Work to be completed :: Exactly the lines from the start of the data through the line containing "plt.rcParams['axes.unicode_minus'] = False" should be output, with both ends kept and nothing added.

Data shown ::
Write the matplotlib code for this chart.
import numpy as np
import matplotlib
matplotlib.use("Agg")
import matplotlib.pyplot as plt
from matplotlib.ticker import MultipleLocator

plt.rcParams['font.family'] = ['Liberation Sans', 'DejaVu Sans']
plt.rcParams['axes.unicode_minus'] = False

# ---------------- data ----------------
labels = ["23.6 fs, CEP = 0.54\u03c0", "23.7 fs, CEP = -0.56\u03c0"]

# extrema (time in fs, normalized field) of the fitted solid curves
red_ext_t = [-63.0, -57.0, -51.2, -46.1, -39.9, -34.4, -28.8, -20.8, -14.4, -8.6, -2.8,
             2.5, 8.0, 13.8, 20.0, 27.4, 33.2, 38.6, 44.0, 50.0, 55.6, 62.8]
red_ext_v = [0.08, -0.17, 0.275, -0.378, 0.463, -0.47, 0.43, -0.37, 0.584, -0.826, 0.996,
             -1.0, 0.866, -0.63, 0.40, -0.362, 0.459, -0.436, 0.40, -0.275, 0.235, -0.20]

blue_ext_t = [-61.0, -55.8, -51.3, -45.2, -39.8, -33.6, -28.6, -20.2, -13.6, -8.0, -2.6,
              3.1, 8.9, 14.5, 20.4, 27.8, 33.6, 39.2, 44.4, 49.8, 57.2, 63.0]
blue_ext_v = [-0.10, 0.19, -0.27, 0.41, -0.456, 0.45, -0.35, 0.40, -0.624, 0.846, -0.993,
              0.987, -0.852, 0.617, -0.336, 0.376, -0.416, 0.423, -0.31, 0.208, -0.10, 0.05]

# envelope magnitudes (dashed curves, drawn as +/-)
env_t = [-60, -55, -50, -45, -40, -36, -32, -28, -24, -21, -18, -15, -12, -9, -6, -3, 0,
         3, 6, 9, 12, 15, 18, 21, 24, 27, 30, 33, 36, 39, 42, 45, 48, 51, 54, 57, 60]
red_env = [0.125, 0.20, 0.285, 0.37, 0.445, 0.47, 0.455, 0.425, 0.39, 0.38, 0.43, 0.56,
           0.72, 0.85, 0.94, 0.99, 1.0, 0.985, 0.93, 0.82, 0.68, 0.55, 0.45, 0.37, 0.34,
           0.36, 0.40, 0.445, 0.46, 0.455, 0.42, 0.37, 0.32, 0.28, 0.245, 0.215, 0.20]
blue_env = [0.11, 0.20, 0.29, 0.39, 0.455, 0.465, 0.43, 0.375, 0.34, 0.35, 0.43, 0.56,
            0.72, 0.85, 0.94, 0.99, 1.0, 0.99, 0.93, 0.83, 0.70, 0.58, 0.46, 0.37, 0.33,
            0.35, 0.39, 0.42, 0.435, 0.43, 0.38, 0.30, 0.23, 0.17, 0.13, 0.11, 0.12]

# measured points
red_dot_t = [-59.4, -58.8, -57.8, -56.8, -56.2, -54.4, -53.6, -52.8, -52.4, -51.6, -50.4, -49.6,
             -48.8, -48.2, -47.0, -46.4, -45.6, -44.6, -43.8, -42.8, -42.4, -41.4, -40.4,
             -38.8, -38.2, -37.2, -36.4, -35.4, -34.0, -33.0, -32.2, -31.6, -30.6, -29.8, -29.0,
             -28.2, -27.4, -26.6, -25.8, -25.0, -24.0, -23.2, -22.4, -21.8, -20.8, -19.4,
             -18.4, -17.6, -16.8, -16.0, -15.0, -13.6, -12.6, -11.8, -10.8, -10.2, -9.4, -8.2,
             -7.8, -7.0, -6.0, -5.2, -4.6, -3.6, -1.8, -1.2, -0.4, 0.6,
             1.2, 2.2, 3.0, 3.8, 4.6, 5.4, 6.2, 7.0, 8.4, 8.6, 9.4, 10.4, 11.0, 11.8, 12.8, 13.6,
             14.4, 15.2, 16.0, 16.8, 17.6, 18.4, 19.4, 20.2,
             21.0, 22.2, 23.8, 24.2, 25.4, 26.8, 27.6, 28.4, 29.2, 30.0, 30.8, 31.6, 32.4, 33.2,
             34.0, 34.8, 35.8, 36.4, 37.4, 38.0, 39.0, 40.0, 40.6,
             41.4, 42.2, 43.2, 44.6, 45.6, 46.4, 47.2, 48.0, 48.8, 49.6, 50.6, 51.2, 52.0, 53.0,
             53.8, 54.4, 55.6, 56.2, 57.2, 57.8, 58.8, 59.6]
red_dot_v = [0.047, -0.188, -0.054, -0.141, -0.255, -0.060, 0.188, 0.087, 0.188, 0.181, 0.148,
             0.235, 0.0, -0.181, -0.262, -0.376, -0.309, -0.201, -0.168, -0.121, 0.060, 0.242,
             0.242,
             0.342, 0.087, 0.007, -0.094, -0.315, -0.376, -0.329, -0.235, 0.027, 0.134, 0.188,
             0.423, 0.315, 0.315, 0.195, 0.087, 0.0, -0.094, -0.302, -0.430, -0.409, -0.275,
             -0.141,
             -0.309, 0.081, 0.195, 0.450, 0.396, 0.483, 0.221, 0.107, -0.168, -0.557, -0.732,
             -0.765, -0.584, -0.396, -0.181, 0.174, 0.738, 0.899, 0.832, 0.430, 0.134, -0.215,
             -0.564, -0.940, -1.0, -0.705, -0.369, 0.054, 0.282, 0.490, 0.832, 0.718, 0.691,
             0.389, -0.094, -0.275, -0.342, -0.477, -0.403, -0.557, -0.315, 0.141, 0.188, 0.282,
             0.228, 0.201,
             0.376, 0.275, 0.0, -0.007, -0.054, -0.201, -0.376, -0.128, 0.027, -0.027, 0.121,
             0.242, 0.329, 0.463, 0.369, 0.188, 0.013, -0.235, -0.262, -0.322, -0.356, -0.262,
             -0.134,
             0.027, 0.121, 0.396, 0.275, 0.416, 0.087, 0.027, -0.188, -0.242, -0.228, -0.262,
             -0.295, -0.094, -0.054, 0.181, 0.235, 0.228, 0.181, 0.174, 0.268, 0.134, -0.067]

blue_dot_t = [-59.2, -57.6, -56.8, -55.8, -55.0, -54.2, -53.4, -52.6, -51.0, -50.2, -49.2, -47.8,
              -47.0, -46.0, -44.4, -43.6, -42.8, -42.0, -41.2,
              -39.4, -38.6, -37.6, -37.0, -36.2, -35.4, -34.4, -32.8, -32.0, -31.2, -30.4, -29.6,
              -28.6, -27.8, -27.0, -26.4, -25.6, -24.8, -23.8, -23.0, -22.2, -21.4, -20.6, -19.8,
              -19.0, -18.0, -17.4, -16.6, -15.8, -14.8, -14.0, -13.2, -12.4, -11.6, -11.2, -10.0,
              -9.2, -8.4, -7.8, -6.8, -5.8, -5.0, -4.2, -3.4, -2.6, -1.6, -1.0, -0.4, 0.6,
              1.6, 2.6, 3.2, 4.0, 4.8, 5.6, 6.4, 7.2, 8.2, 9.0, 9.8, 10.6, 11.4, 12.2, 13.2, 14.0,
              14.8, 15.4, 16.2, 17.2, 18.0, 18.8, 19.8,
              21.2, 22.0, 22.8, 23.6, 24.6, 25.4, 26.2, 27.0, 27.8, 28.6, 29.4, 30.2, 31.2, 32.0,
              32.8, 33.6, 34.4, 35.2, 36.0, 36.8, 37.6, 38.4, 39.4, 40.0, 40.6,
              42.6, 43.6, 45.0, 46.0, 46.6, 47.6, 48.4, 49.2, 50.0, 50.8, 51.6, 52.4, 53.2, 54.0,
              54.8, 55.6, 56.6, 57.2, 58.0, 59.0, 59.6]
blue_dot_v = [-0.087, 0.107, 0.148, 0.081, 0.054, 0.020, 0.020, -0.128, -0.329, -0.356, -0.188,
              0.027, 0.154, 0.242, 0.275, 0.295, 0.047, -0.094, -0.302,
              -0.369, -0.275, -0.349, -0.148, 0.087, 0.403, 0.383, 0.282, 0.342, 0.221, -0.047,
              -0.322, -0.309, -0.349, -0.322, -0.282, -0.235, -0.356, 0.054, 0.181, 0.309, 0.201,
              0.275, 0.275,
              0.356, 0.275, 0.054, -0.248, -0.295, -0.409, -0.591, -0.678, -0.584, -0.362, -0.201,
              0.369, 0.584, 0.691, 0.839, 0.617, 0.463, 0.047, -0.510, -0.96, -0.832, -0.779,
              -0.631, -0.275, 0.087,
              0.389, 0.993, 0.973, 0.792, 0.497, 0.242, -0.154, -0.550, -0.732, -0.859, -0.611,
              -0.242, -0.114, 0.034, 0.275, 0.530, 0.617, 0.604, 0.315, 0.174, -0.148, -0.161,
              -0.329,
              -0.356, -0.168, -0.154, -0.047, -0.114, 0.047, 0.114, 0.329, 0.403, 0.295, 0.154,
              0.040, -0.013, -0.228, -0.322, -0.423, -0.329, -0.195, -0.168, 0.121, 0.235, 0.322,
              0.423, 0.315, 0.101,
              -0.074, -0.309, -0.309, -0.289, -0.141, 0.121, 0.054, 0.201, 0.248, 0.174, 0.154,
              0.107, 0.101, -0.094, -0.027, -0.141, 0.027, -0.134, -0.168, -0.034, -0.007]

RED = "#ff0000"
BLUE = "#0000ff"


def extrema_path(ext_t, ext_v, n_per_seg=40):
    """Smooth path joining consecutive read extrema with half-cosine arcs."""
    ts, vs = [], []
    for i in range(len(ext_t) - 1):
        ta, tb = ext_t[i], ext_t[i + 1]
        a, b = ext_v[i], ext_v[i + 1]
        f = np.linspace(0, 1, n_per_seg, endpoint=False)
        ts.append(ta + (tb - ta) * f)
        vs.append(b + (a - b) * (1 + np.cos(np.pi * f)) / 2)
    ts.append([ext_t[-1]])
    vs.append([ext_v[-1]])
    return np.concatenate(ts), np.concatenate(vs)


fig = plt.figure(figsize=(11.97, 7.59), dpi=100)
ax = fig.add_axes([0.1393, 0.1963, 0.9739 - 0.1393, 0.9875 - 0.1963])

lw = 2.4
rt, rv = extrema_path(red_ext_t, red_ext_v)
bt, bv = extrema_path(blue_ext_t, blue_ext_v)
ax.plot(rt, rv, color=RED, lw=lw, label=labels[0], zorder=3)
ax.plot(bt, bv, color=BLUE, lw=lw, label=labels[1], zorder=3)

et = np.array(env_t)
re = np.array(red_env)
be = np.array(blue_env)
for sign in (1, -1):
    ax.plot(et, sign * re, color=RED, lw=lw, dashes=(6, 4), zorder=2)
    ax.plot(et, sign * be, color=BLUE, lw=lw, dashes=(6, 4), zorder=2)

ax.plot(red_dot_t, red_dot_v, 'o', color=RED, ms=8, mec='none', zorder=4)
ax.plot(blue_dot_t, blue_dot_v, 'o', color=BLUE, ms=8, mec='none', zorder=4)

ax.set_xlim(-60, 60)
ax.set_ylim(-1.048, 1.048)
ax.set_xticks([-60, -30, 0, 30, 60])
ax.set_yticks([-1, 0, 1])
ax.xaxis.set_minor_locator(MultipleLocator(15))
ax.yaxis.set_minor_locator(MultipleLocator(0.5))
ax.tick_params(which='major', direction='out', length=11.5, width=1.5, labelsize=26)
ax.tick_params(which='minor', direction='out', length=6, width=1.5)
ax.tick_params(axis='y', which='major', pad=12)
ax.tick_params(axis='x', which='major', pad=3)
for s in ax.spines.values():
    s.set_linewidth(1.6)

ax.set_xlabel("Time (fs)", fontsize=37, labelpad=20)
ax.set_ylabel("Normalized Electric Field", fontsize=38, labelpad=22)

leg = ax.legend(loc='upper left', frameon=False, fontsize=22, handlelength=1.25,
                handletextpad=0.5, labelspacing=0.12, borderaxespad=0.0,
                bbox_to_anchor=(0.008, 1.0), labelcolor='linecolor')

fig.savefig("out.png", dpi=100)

Solution for this problem ::
Write the matplotlib code for this chart.
import numpy as np
import matplotlib
matplotlib.use("Agg")
import matplotlib.pyplot as plt
from matplotlib.ticker import MultipleLocator

plt.rcParams['font.family'] = ['Liberation Sans', 'DejaVu Sans']
plt.rcParams['axes.unicode_minus'] = False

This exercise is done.